元中日・若松が独立LのBC栃木で再出発1勝「また10勝したいんです」
昨季戦力外でNPB復帰目指す 7回3失点もファンに陳謝
「大谷世代」の元10勝右腕が7日、独立リーグデビュー登板を白星で飾った。昨季限りで中日を戦力外になり、ルートインBCリーグの栃木ゴールデンブレーブスで今季からプレーする若松駿太投手が、リーグ本拠地開幕の群馬ダイヤモンドペガサス戦(小山運動公園)に先発。7回を5安打3失点にまとめ、再出発の第一歩を刻んだ。チームメートの元阪神の西岡とともにNPB復帰を目指していく。
開口一番、スタンドに向かって陳謝した。試合後のヒーローインタビュー。「1、2、3回と不安な投球をしてしまい、すいませんでした」。NPB経験者として期待の眼差しで見られているのは分かっていただけに、快投を披露したかった。立ち上がりから直球の感覚が全く合わず、ボール先行に。2回に2四死球と単打で無死満塁を招いて中犠飛で先制を許すと、3回には2死二塁から2ランを浴びた。
「マジ、くそだった」というストレートに見切りをつけ、100キロ台を切るカーブと、NPBで数々の強打者のバットに空を切らせたチェンジアップ主体に。「変化球はいつでもストライクとれる」と自負する器用さで、マウンドでの姿は激変。4回からの4イニングは1安打しか許さずゼロ行進。その修正力に、元巨人の寺内崇幸監督も「悪いなりに試合をつくるのはさすが」と称えた。

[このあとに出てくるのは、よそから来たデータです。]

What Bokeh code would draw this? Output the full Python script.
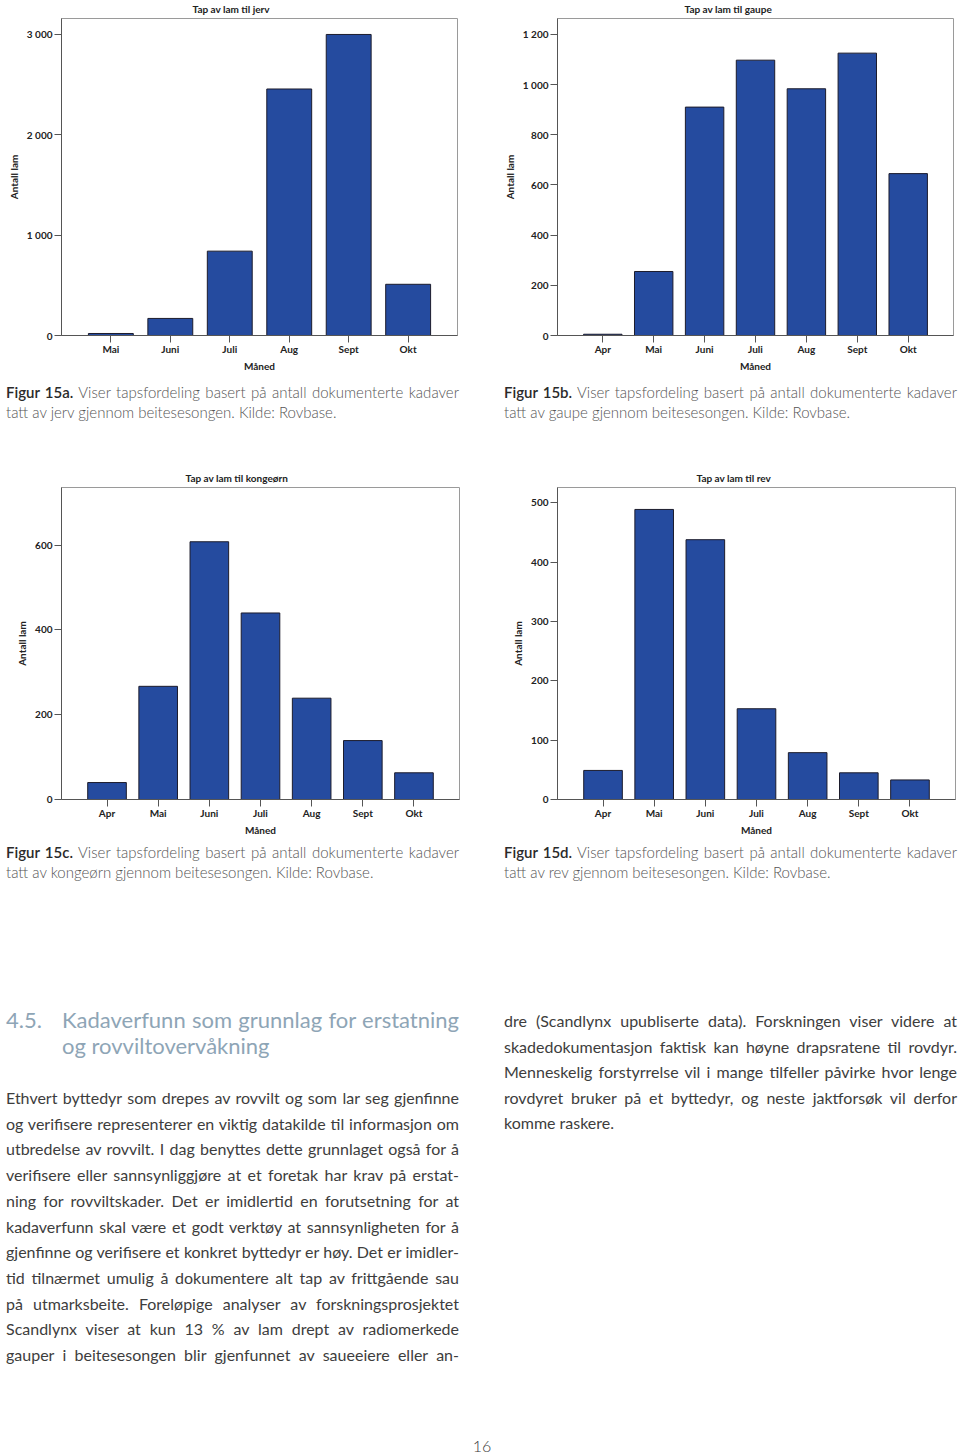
from bokeh.plotting import figure
from bokeh.models import Range1d, FixedTicker, Div
from bokeh.layouts import column, row
from bokeh.embed import file_html
from bokeh.resources import INLINE

# ---------------- data ----------------
months_a = ["Mai", "Juni", "Juli", "Aug", "Sept", "Okt"]
months_all = ["Apr", "Mai", "Juni", "Juli", "Aug", "Sept", "Okt"]

jerv = [20, 170, 840, 2455, 2998, 510]
gaupe = [5, 255, 910, 1097, 983, 1125, 645]
kongeorn = [40, 267, 608, 440, 239, 139, 63]
rev = [49, 489, 438, 153, 79, 45, 33]

ticks_a = [0, 1000, 2000, 3000]
labels_a = ["0", "1 000", "2 000", "3 000"]
ticks_b = [0, 200, 400, 600, 800, 1000, 1200]
labels_b = ["0", "200", "400", "600", "800", "1 000", "1 200"]
ticks_c = [0, 200, 400, 600]
labels_c = ["0", "200", "400", "600"]
ticks_d = [0, 100, 200, 300, 400, 500]
labels_d = ["0", "100", "200", "300", "400", "500"]

titles = ["Tap av lam til jerv", "Tap av lam til gaupe",
          "Tap av lam til kongeørn", "Tap av lam til rev"]
x_label = "Måned"
y_label = "Antall lam"

captions = [
    ("Figur 15a.", "Viser tapsfordeling basert på antall dokumenterte kadaver",
     "tatt av jerv gjennom beitesesongen. Kilde: Rovbase."),
    ("Figur 15b.", "Viser tapsfordeling basert på antall dokumenterte kadaver",
     "tatt av gaupe gjennom beitesesongen. Kilde: Rovbase."),
    ("Figur 15c.", "Viser tapsfordeling basert på antall dokumenterte kadaver",
     "tatt av kongeørn gjennom beitesesongen. Kilde: Rovbase."),
    ("Figur 15d.", "Viser tapsfordeling basert på antall dokumenterte kadaver",
     "tatt av rev gjennom beitesesongen. Kilde: Rovbase."),
]

heading_num = "4.5."
heading_lines = ["Kadaverfunn som grunnlag for erstatning", "og rovviltovervåkning"]
left_lines = [
    "Ethvert byttedyr som drepes av rovvilt og som lar seg gjenfinne",
    "og verifisere representerer en viktig datakilde til informasjon om",
    "utbredelse av rovvilt. I dag benyttes dette grunnlaget også for å",
    "verifisere eller sannsynliggjøre at et foretak har krav på erstat-",
    "ning for rovviltskader. Det er imidlertid en forutsetning for at",
    "kadaverfunn skal være et godt verktøy at sannsynligheten for å",
    "gjenfinne og verifisere et konkret byttedyr er høy. Det er imidler-",
    "tid tilnærmet umulig å dokumentere alt tap av frittgående sau",
    "på utmarksbeite. Foreløpige analyser av forskningsprosjektet",
    "Scandlynx viser at kun 13 % av lam drept av radiomerkede",
    "gauper i beitesesongen blir gjenfunnet av saueeiere eller an-",
]
right_lines = [
    "dre (Scandlynx upubliserte data). Forskningen viser videre at",
    "skadedokumentasjon faktisk kan høyne drapsratene til rovdyr.",
    "Menneskelig forstyrrelse vil i mange tilfeller påvirke hvor lenge",
    "rovdyret bruker på et byttedyr, og neste jaktforsøk vil derfor",
    "komme raskere.",
]
page_number = "16"

# ---------------- styles ----------------
BAR = "#254B9F"
CH_FONT = "Lato"
TXT_FONT = "Lato"
INK = "#222222"


def make_chart(title, title_left, months, vals, yticks, ylabels, ymax,
               pad_l, pad_r, height, bl, br, bt, bb):
    n = len(months)
    xs = list(range(1, n + 1))
    p = figure(width=480, height=height,
               x_range=Range1d(1 - pad_l, n + pad_r),
               y_range=Range1d(0, ymax),
               output_backend="svg", toolbar_location=None,
               min_border_left=bl, min_border_right=br,
               min_border_top=bt, min_border_bottom=bb)
    p.vbar(x=xs, top=vals, width=0.755, fill_color=BAR,
           line_color="#1c1c2c", line_width=1)
    p.xgrid.visible = False
    p.ygrid.visible = False
    p.outline_line_color = "#9a9a9a"
    p.outline_line_width = 1
    p.background_fill_color = "white"
    p.border_fill_color = "white"

    p.title.text = title
    p.title.align = "left"
    p.title.offset = title_left
    p.title.vertical_align = "bottom"
    p.title.standoff = 8
    p.title.text_font = CH_FONT
    p.title.text_font_size = "10px"
    p.title.text_font_style = "bold"
    p.title.text_color = INK

    xa = p.xaxis[0]
    xa.ticker = FixedTicker(ticks=xs)
    xa.major_label_overrides = {x: m for x, m in zip(xs, months)}
    ya = p.yaxis[0]
    ya.ticker = FixedTicker(ticks=yticks)
    ya.major_label_overrides = {t: l for t, l in zip(yticks, ylabels)}
    xa.axis_label = x_label
    ya.axis_label = y_label
    for ax in (xa, ya):
        ax.axis_line_color = "#555555"
        ax.major_tick_line_color = "#555555"
        ax.minor_tick_line_color = None
        ax.major_tick_in = 0
        ax.major_tick_out = 7
        ax.major_label_text_font = CH_FONT
        ax.major_label_text_font_size = "10px"
        ax.major_label_text_font_style = "bold"
        ax.major_label_text_color = INK
        ax.axis_label_text_font = CH_FONT
        ax.axis_label_text_font_size = "10px"
        ax.axis_label_text_font_style = "bold"
        ax.axis_label_text_color = INK
    xa.major_label_standoff = 0
    ya.major_label_standoff = 2
    xa.axis_label_standoff = 2
    ya.axis_label_standoff = 4
    return p


# the whole page is shifted up by 4 px (column margin) so the top titles fit
fig_a = make_chart(titles[0], 131, months_a, jerv, ticks_a, labels_a, 3157,
                   0.83, 0.83, 384, 61, 23, 22, 45)
fig_b = make_chart(titles[1], 127, months_all, gaupe, ticks_b, labels_b, 1263,
                   0.89, 0.89, 384, 77, 7, 21, 45)
fig_c = make_chart(titles[2], 124, months_all, kongeorn, ticks_c, labels_c, 736,
                   0.89, 0.89, 375, 61, 21, 22, 40)
fig_d = make_chart(titles[3], 139, months_all, rev, ticks_d, labels_d, 526,
                   0.89, 0.89, 375, 77, 5, 21, 41)


def just_line(txt, last=False):
    if last:
        return f'<div style="white-space:nowrap;text-align:left">{txt}</div>'
    return ('<div style="white-space:nowrap;text-align:justify;'
            f'text-align-last:justify">{txt}</div>')


def caption_div(cap, left, pad_top, lh, height):
    fig, rest, l2 = cap
    html = (f'<div style="margin-left:{left}px;width:453px;padding-top:{pad_top}px;'
            f'font-family:{TXT_FONT};font-size:15px;line-height:{lh}px;'
            'color:#555555;font-weight:300">'
            + just_line(f'<span style="color:#2a2a2a;font-weight:600">{fig}</span> {rest}')
            + just_line(l2, last=True) + '</div>')
    return Div(text=html, width=480, height=height, margin=0,
               styles={"overflow": "visible"})


cap_a = caption_div(captions[0], 6, 3, 19.5, 85)
cap_b = caption_div(captions[1], 24, 3, 19.5, 85)
cap_c = caption_div(captions[2], 6, 2, 20, 160)
cap_d = caption_div(captions[3], 24, 2, 20, 160)

BODY = ('font-family:Lato;font-size:16px;color:#3d3d3d;font-weight:400;')

head_html = (
    '<div style="position:relative;height:52px;font-family:Lato;font-size:22px;'
    'line-height:26px;color:#8ea5b6;font-weight:400">'
    f'<div style="position:absolute;left:0;top:0">{heading_num}</div>'
    '<div style="position:absolute;left:56px;top:0;width:397px">'
    + just_line(heading_lines[0]) + just_line(heading_lines[1], last=True)
    + '</div></div>'
)
body_left = "".join(just_line(t) for t in left_lines)
left_html = (
    '<div style="margin-left:6px;width:453px;padding-top:7px">' + head_html
    + f'<div style="margin-top:26px;{BODY}line-height:25.7px">' + body_left
    + '</div></div>'
)
body_right = "".join(just_line(t, last=(i == len(right_lines) - 1))
                     for i, t in enumerate(right_lines))
right_html = (
    f'<div style="margin-left:24px;width:453px;padding-top:8px;{BODY}'
    'line-height:25.5px">' + body_right + '</div>'
)
text_left = Div(text=left_html, width=480, height=420, margin=0)
text_right = Div(text=right_html, width=480, height=420, margin=0)

page_div = Div(
    text=('<div style="width:964px;text-align:center;font-family:Lato;'
          'font-size:16px;line-height:15px;padding-top:18px;color:#3a3a3a;'
          f'font-weight:300">{page_number}</div>'),
    width=960, height=33, margin=0)

layout = column(
    row(fig_a, fig_b, spacing=0),
    row(cap_a, cap_b, spacing=0),
    row(fig_c, fig_d, spacing=0),
    row(cap_c, cap_d, spacing=0),
    row(text_left, text_right, spacing=0),
    page_div,
    spacing=0,
    margin=(-4, 0, 0, 0),
)

with open("out.html", "w") as f:
    f.write(file_html(layout, INLINE))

福岡・祐誠高から2012年にドラフト7位で入団。無名の高卒投手は15年に10勝4敗の成績を残し、翌16年から2年連続で本拠地開幕の先発マウンドを任された。しかし、17年は1勝に留まると、18年は右肩痛の影響もあって1軍登板はなし。まさか2桁勝利した3年後にクビが待っているとは思っていなかった。まだ24歳。幸い、肩肘の状態は悪くない。「また10勝したいんです。今度は勢いだけじゃなく」。独立リーグに新天地を求め、2年ぶりに任されたホームでの開幕投手。福岡から駆けつけた父に対し「こんなピッチングで申し訳ないっすわ」と苦笑した。
チーム内にはNPB出身者の先輩、西岡がいる。プレーや言葉で引っ張る西岡の姿に「剛さんがいるだけで空気が違う」と自身も背筋を正される。試合後には、“元同僚”からうれしいメッセージも。この日は、中日時代に同学年で切磋琢磨してきた柳裕也もヤクルト戦(神宮)で今季初勝利。「お互い頑張ろう!」とLINEでメッセージをもらい、ともに勝利を分かち合った。何より、今でも気にしてくれていることがうれしかった。いつかまた、同じ舞台で戦うため「結果を出していかないといけません。ゼロに抑えていくことです」。貪欲に、泥臭くはい上がってみせる。